**Work to do:**
Write the material out again in full, word for word. Do not include the pictures.

● ● ● ●

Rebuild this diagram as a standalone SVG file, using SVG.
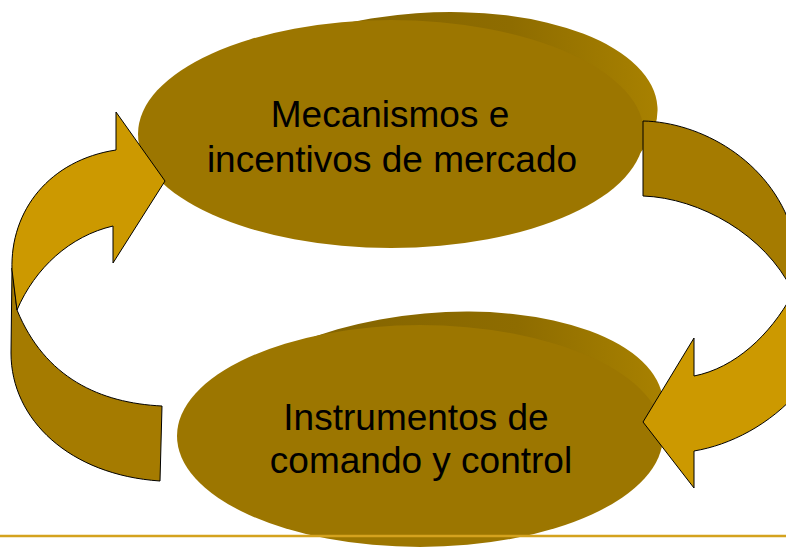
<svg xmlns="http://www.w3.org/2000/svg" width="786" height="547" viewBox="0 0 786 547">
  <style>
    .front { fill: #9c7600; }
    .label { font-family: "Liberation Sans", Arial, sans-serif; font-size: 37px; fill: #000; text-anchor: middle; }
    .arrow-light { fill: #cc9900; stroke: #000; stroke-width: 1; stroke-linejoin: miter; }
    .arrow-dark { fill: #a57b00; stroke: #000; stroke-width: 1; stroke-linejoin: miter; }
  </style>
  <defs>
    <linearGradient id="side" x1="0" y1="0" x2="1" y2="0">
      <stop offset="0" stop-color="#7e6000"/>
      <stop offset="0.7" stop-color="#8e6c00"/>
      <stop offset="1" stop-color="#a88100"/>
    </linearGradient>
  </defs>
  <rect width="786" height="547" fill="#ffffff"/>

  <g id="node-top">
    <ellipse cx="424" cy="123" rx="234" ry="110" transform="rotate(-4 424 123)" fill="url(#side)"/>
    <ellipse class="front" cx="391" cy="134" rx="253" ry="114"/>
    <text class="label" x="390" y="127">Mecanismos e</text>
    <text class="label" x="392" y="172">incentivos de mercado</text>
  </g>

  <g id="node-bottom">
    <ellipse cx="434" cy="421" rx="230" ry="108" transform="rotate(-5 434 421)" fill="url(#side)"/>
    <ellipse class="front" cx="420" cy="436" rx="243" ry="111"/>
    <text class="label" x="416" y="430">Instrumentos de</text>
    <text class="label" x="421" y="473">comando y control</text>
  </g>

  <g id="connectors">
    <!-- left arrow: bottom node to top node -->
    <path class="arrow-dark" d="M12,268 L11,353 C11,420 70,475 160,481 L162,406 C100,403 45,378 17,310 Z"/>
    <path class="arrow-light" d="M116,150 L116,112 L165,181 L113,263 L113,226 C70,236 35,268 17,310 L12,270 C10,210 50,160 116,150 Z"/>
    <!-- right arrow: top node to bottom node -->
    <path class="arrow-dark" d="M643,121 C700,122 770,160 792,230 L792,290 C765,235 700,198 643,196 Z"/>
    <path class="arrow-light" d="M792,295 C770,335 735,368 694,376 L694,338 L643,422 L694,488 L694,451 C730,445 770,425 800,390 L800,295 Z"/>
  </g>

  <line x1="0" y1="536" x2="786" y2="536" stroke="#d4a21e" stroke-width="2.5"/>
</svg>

● ● ● ●

**Finished task:**
Rebuild this diagram as a standalone SVG file, using SVG.
<svg xmlns="http://www.w3.org/2000/svg" width="786" height="547" viewBox="0 0 786 547">
  <style>
    .front { fill: #9c7600; }
    .label { font-family: "Liberation Sans", Arial, sans-serif; font-size: 37px; fill: #000; text-anchor: middle; }
    .arrow-light { fill: #cc9900; stroke: #000; stroke-width: 1; stroke-linejoin: miter; }
    .arrow-dark { fill: #a57b00; stroke: #000; stroke-width: 1; stroke-linejoin: miter; }
  </style>
  <defs>
    <linearGradient id="side" x1="0" y1="0" x2="1" y2="0">
      <stop offset="0" stop-color="#7e6000"/>
      <stop offset="0.7" stop-color="#8e6c00"/>
      <stop offset="1" stop-color="#a88100"/>
    </linearGradient>
  </defs>
  <rect width="786" height="547" fill="#ffffff"/>

  <g id="node-top">
    <ellipse cx="424" cy="123" rx="234" ry="110" transform="rotate(-4 424 123)" fill="url(#side)"/>
    <ellipse class="front" cx="391" cy="134" rx="253" ry="114"/>
    <text class="label" x="390" y="127">Mecanismos e</text>
    <text class="label" x="392" y="172">incentivos de mercado</text>
  </g>

  <g id="node-bottom">
    <ellipse cx="434" cy="421" rx="230" ry="108" transform="rotate(-5 434 421)" fill="url(#side)"/>
    <ellipse class="front" cx="420" cy="436" rx="243" ry="111"/>
    <text class="label" x="416" y="430">Instrumentos de</text>
    <text class="label" x="421" y="473">comando y control</text>
  </g>

  <g id="connectors">
    <!-- left arrow: bottom node to top node -->
    <path class="arrow-dark" d="M12,268 L11,353 C11,420 70,475 160,481 L162,406 C100,403 45,378 17,310 Z"/>
    <path class="arrow-light" d="M116,150 L116,112 L165,181 L113,263 L113,226 C70,236 35,268 17,310 L12,270 C10,210 50,160 116,150 Z"/>
    <!-- right arrow: top node to bottom node -->
    <path class="arrow-dark" d="M643,121 C700,122 770,160 792,230 L792,290 C765,235 700,198 643,196 Z"/>
    <path class="arrow-light" d="M792,295 C770,335 735,368 694,376 L694,338 L643,422 L694,488 L694,451 C730,445 770,425 800,390 L800,295 Z"/>
  </g>

  <line x1="0" y1="536" x2="786" y2="536" stroke="#d4a21e" stroke-width="2.5"/>
</svg>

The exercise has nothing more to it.